## Written instruction:
Wherever the word "this" appears in the entries, copy the whole line.

## Data supplied:
++++++++++++++++++++

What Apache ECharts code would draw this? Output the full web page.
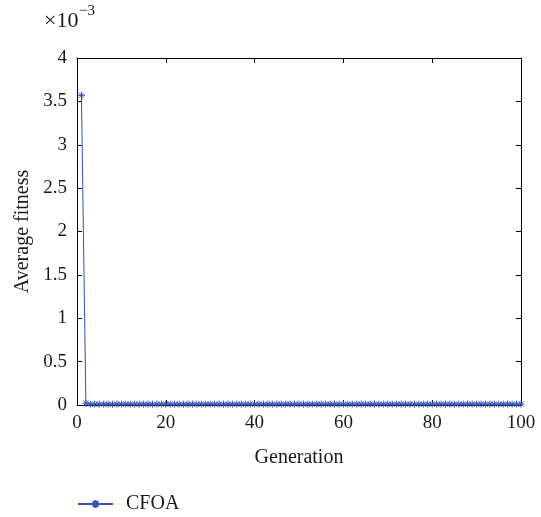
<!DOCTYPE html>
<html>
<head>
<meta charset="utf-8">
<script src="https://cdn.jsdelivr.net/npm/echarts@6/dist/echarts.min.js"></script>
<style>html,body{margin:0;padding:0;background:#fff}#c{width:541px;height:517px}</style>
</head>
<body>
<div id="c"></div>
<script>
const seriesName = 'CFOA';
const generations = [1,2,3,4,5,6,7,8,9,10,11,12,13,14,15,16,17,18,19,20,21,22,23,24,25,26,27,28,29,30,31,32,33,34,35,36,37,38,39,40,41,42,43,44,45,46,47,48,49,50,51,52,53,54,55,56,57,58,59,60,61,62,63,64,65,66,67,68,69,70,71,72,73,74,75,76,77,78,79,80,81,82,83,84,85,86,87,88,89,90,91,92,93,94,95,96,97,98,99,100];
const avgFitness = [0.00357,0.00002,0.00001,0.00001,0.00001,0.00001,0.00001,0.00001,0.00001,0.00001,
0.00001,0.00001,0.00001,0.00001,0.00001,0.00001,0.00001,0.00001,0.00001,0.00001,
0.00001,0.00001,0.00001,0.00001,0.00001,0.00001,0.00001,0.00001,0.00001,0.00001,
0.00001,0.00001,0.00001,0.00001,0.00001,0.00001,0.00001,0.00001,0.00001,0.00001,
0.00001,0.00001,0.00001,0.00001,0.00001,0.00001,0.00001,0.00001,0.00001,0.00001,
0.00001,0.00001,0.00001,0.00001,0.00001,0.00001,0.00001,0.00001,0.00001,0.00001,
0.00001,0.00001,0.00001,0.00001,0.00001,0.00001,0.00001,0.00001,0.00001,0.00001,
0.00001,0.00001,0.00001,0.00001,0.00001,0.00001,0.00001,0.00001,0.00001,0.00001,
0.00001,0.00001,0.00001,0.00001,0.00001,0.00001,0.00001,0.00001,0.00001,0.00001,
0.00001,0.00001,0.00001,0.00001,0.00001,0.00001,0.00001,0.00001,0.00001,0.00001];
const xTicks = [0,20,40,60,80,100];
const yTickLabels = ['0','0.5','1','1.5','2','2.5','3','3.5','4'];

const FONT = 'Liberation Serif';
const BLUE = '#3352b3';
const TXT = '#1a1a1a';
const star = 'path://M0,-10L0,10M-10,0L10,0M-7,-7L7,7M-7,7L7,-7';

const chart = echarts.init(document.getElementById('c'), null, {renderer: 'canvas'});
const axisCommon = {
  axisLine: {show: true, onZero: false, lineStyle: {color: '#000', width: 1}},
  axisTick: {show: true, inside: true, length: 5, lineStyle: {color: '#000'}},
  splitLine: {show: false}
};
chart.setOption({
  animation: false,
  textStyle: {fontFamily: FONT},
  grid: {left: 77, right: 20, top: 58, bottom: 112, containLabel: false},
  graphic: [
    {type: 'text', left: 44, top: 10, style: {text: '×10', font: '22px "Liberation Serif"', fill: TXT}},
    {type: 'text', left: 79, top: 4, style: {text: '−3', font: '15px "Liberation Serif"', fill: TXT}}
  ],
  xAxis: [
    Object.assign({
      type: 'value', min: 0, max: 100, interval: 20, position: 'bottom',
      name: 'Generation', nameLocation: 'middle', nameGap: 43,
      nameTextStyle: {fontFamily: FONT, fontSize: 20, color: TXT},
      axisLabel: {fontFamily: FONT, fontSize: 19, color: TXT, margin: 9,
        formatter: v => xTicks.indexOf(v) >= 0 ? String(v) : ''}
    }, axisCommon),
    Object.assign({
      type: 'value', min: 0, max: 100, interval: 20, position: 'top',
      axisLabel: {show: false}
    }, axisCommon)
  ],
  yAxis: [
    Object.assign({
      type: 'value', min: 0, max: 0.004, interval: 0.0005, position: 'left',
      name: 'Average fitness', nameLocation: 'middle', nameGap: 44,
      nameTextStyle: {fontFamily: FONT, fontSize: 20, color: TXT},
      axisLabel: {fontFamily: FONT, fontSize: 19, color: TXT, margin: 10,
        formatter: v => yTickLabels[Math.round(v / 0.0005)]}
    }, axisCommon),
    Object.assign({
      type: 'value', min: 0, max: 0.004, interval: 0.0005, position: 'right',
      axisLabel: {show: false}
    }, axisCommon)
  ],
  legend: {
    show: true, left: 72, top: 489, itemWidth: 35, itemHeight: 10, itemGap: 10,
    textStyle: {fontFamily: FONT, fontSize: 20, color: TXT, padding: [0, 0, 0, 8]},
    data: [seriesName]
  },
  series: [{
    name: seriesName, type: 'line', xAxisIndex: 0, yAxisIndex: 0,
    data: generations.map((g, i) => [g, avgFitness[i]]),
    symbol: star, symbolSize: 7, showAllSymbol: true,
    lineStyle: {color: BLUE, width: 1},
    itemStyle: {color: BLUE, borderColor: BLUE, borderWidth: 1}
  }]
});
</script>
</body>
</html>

++++++++++++++++++++

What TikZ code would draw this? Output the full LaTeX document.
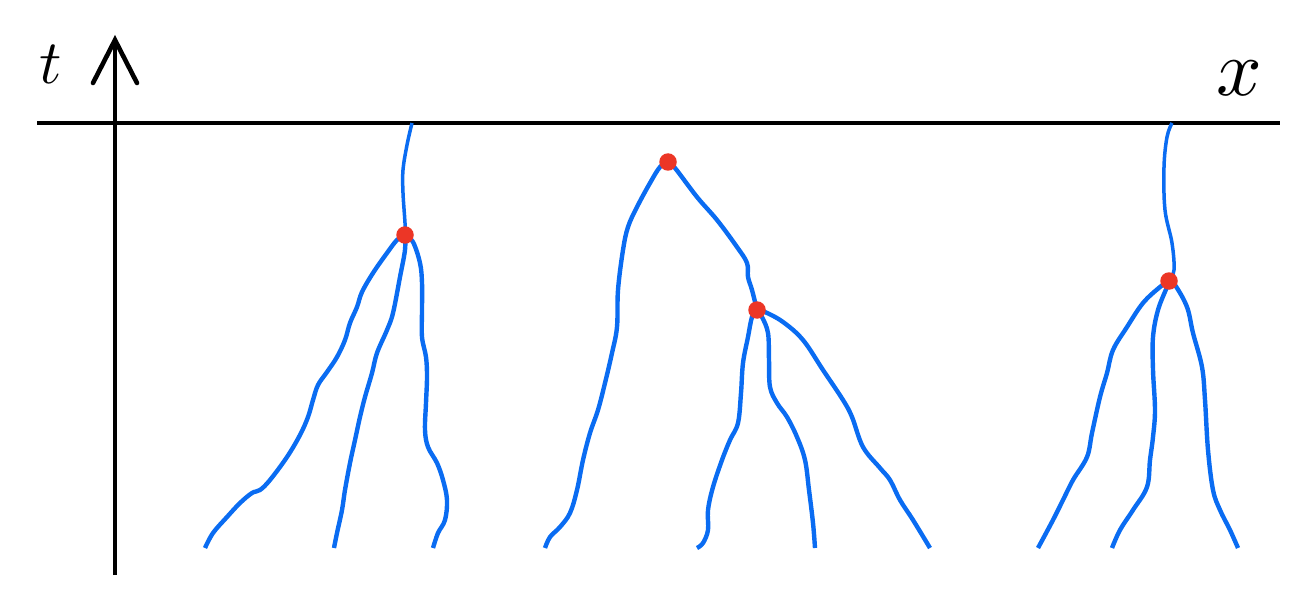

++++++++++++++++++++

## Finished exercise:
What Apache ECharts code would draw this? Output the full web page.
What TikZ code would draw this? Output the full LaTeX document.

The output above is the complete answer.